La fraternità si crea con la misericordia e tu, caro fra Bruno, con l’ordinazione sacerdotale e le facoltà necessarie, diventerai ministro di misericordia, cioè ministro di fraternità non solo per l’Ordine dei Frati ma per l’intera Chiesa. Il ministero di confessore, che ti prego di svolgere con dedizione e passione, ti offrirà l’opportunità di mettere in pratica quest’altra parola di Gesù:Guarite i malati che vi si trovano” (Lc 10, 9). Ricordati che la malattia dello spirito, della coscienza è ben peggiore di quella del corpo, perché mentre la malattia corporale può portare alla morte fisica, quella della coscienza può portare alla morte eterna. Usa abbondante l’olio della misericordia, ma non senza aver versato il vino della verità perché il perdono che amministrerai nel nome di Gesù Salvatore scaturisca dalla coscienza del proprio peccato e dal desiderio di salvezza eterna. E così a tutti potrai dire: “«È vicino a voi il regno di Dio»” (Lc 10, 9).
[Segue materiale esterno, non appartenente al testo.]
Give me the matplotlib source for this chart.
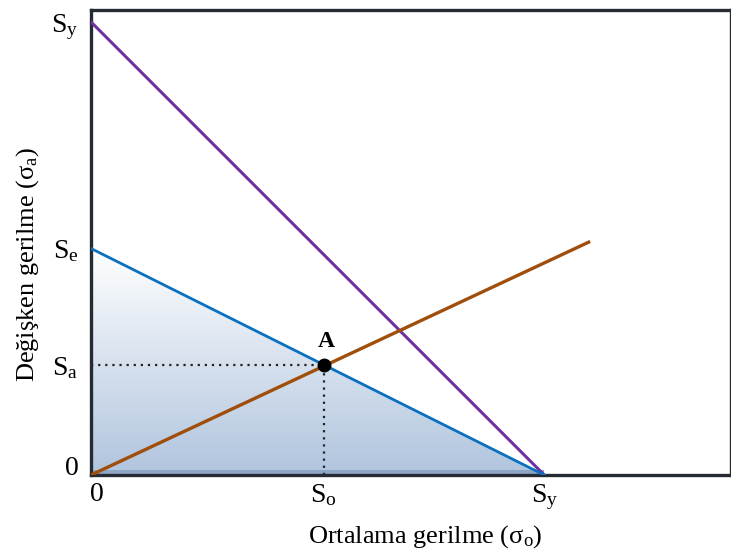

Con questi sentimenti ci prepariamo ad invocare lo Spirito Creatore che modelli in te il volto del bel Pastore.

Ringrazio tutti coloro che ti hanno formato: in particolare i tuoi Genitori, il Ministro Provinciale e gli altri Superiori.

A voi, cari Fedeli, chiedo di aiutare con la preghiera e con l’esempio fra Bruno perché custodisca la sua vocazione, l’unico vero tesoro posto nelle sue mani. Veglino su di te la beata Vergine Maria, San Luca, il Padre San Francesco, la Madre Santa Chiara, San Bruno, San Barsanofio e i Ss. Medici. Amen.